Task to carry out: Set the listing down again exactly, please, apart from its pictures.

[start]

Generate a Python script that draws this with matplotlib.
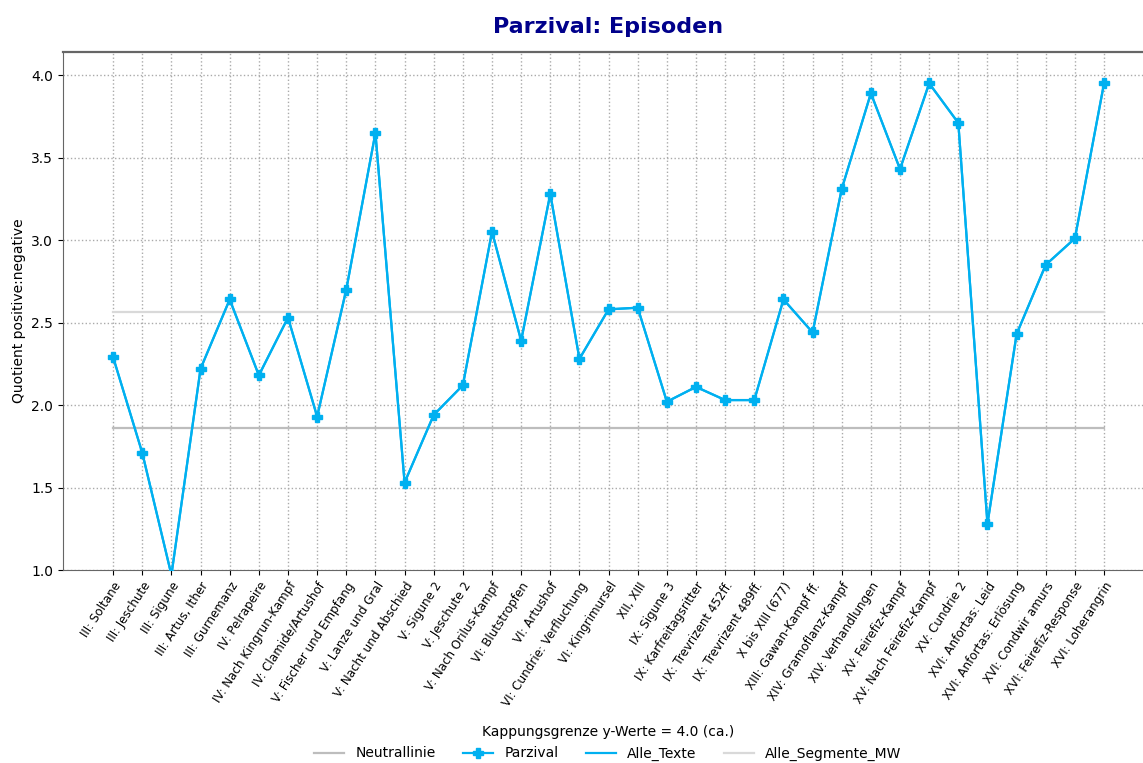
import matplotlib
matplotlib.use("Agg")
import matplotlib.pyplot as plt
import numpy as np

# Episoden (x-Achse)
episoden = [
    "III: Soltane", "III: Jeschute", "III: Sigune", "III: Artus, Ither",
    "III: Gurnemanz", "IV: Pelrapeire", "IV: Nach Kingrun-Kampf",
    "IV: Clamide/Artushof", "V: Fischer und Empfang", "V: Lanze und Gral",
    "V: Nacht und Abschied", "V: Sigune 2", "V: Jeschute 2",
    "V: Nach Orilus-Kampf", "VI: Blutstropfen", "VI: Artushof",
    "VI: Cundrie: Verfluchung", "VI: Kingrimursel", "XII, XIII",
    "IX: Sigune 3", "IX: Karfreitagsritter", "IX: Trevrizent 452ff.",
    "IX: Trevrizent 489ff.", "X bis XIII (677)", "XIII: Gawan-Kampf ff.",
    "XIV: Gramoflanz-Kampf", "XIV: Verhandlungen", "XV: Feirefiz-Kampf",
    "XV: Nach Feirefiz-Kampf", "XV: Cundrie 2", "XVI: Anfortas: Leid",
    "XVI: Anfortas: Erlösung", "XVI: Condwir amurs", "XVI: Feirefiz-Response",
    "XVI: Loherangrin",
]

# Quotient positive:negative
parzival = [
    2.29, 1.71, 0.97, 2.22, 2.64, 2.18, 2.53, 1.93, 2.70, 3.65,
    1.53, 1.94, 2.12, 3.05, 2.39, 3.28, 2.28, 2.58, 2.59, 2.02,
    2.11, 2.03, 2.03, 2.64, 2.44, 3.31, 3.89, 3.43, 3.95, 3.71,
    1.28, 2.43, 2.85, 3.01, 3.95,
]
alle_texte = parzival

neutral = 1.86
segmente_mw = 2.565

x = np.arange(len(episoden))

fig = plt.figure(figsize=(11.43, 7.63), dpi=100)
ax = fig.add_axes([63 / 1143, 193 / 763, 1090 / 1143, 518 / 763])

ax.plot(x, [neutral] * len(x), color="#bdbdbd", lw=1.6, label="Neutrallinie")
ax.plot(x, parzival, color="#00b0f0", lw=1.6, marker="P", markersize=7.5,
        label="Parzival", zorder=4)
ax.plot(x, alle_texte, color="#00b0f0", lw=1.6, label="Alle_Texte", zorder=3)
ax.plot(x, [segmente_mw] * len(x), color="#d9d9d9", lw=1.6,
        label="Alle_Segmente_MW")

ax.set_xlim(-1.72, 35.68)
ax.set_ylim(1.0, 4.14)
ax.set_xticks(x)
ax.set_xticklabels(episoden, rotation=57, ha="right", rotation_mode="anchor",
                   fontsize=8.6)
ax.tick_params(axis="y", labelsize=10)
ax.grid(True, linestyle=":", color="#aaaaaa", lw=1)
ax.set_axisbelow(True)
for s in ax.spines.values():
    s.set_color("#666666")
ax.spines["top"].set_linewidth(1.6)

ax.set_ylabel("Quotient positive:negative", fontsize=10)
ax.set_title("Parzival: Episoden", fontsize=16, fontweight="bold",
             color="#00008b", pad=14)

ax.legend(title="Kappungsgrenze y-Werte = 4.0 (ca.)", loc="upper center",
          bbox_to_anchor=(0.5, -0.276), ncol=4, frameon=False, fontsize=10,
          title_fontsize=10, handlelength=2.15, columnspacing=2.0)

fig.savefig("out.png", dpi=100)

[end]

Exercise response:
Generate a Python script that draws this with matplotlib.
import matplotlib
matplotlib.use("Agg")
import matplotlib.pyplot as plt
import numpy as np

# Episoden (x-Achse)
episoden = [
    "III: Soltane", "III: Jeschute", "III: Sigune", "III: Artus, Ither",
    "III: Gurnemanz", "IV: Pelrapeire", "IV: Nach Kingrun-Kampf",
    "IV: Clamide/Artushof", "V: Fischer und Empfang", "V: Lanze und Gral",
    "V: Nacht und Abschied", "V: Sigune 2", "V: Jeschute 2",
    "V: Nach Orilus-Kampf", "VI: Blutstropfen", "VI: Artushof",
    "VI: Cundrie: Verfluchung", "VI: Kingrimursel", "XII, XIII",
    "IX: Sigune 3", "IX: Karfreitagsritter", "IX: Trevrizent 452ff.",
    "IX: Trevrizent 489ff.", "X bis XIII (677)", "XIII: Gawan-Kampf ff.",
    "XIV: Gramoflanz-Kampf", "XIV: Verhandlungen", "XV: Feirefiz-Kampf",
    "XV: Nach Feirefiz-Kampf", "XV: Cundrie 2", "XVI: Anfortas: Leid",
    "XVI: Anfortas: Erlösung", "XVI: Condwir amurs", "XVI: Feirefiz-Response",
    "XVI: Loherangrin",
]

# Quotient positive:negative
parzival = [
    2.29, 1.71, 0.97, 2.22, 2.64, 2.18, 2.53, 1.93, 2.70, 3.65,
    1.53, 1.94, 2.12, 3.05, 2.39, 3.28, 2.28, 2.58, 2.59, 2.02,
    2.11, 2.03, 2.03, 2.64, 2.44, 3.31, 3.89, 3.43, 3.95, 3.71,
    1.28, 2.43, 2.85, 3.01, 3.95,
]
alle_texte = parzival

neutral = 1.86
segmente_mw = 2.565

x = np.arange(len(episoden))

fig = plt.figure(figsize=(11.43, 7.63), dpi=100)
ax = fig.add_axes([63 / 1143, 193 / 763, 1090 / 1143, 518 / 763])

ax.plot(x, [neutral] * len(x), color="#bdbdbd", lw=1.6, label="Neutrallinie")
ax.plot(x, parzival, color="#00b0f0", lw=1.6, marker="P", markersize=7.5,
        label="Parzival", zorder=4)
ax.plot(x, alle_texte, color="#00b0f0", lw=1.6, label="Alle_Texte", zorder=3)
ax.plot(x, [segmente_mw] * len(x), color="#d9d9d9", lw=1.6,
        label="Alle_Segmente_MW")

ax.set_xlim(-1.72, 35.68)
ax.set_ylim(1.0, 4.14)
ax.set_xticks(x)
ax.set_xticklabels(episoden, rotation=57, ha="right", rotation_mode="anchor",
                   fontsize=8.6)
ax.tick_params(axis="y", labelsize=10)
ax.grid(True, linestyle=":", color="#aaaaaa", lw=1)
ax.set_axisbelow(True)
for s in ax.spines.values():
    s.set_color("#666666")
ax.spines["top"].set_linewidth(1.6)

ax.set_ylabel("Quotient positive:negative", fontsize=10)
ax.set_title("Parzival: Episoden", fontsize=16, fontweight="bold",
             color="#00008b", pad=14)

ax.legend(title="Kappungsgrenze y-Werte = 4.0 (ca.)", loc="upper center",
          bbox_to_anchor=(0.5, -0.276), ncol=4, frameon=False, fontsize=10,
          title_fontsize=10, handlelength=2.15, columnspacing=2.0)

fig.savefig("out.png", dpi=100)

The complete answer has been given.